What is required =
Begin at the first line of the data and copy each line through the one containing "import seaborn as sns", that line included, with no pictures.

Supplied records =

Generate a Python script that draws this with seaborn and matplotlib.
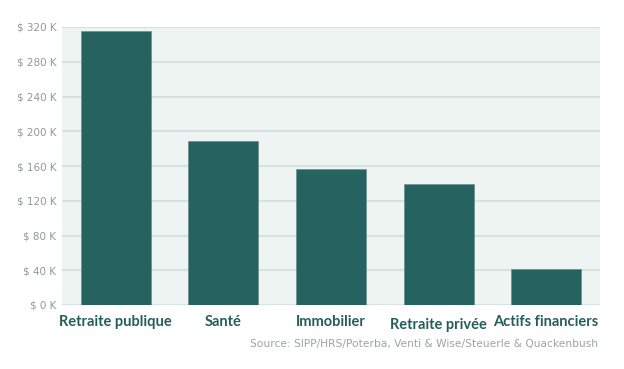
import pandas as pd
import matplotlib
matplotlib.use('Agg')
import matplotlib.pyplot as plt
import matplotlib.transforms as mtransforms
import seaborn as sns

# Données (en dollars)
categories = ['Retraite publique', 'Santé', 'Immobilier', 'Retraite privée', 'Actifs financiers']
valeurs = [315000, 189000, 157000, 139000, 41000]
graduations = [0, 40000, 80000, 120000, 160000, 200000, 240000, 280000, 320000]
etiquettes = ['$ 0 K', '$ 40 K', '$ 80 K', '$ 120 K', '$ 160 K', '$ 200 K', '$ 240 K', '$ 280 K', '$ 320 K']
source = 'Source: SIPP/HRS/Poterba, Venti & Wise/Steuerle & Quackenbush'

df = pd.DataFrame({'categorie': categories, 'valeur': valeurs})

sns.set_theme(style='white')
plt.rcParams['font.family'] = ['DejaVu Sans']

fig = plt.figure(figsize=(6.24, 3.69), dpi=100)
ax = fig.add_axes([62 / 624, 1 - 305 / 369, 538 / 624, 278 / 369])
ax.set_facecolor('#eef4f1')

sns.barplot(data=df, x='categorie', y='valeur', color='#266260', saturation=1,
            width=0.65, edgecolor='#5e8a88', linewidth=0.4, ax=ax, zorder=3)

ax.set_ylim(0, 320000)
ax.set_xlim(-0.5, 4.5)
ax.set_yticks(graduations)
ax.set_yticklabels(etiquettes, color='#8e9a98', fontsize=7.5)
ax.yaxis.grid(True, color='#d6e2e2', linewidth=1.5, zorder=0)
ax.set_axisbelow(True)
ax.tick_params(axis='y', length=0, pad=4)
ax.tick_params(axis='x', length=0, pad=7)
ax.set_xticks(range(len(categories)))
ax.set_xticklabels(categories, fontsize=10.5, fontweight='bold', color='#245e5c',
                   family=['Lato', 'DejaVu Sans'])
# "Retraite privée" est un peu plus bas dans l'original
lab = ax.get_xticklabels()[3]
lab.set_transform(lab.get_transform() + mtransforms.ScaledTranslation(0, -2 / 72, fig.dpi_scale_trans))
ax.set_xlabel('')
ax.set_ylabel('')
for s in ax.spines.values():
    s.set_visible(False)

fig.text(598 / 624, 1 - 344 / 369, source, ha='right', va='center',
         fontsize=7.7, color='#9aa5a3')

fig.savefig('out.png', dpi=100)
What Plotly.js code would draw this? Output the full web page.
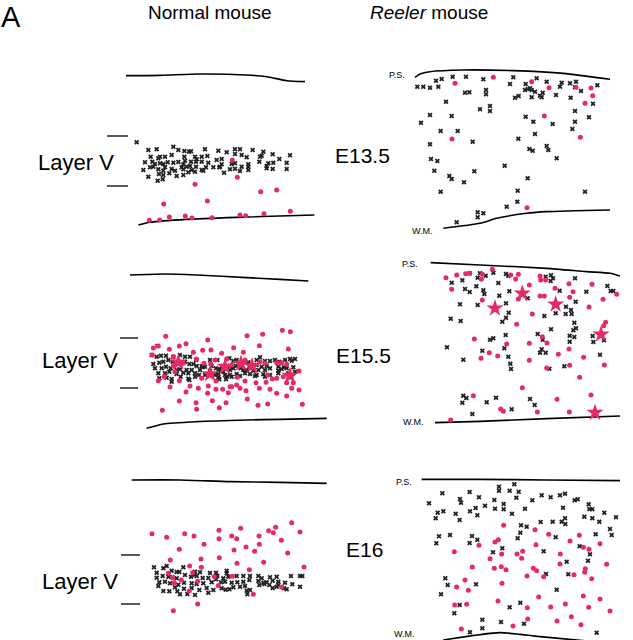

Full response =
Generate a Python script that draws this with seaborn and matplotlib.
import pandas as pd
import matplotlib
matplotlib.use('Agg')
import matplotlib.pyplot as plt
import matplotlib.transforms as mtransforms
import seaborn as sns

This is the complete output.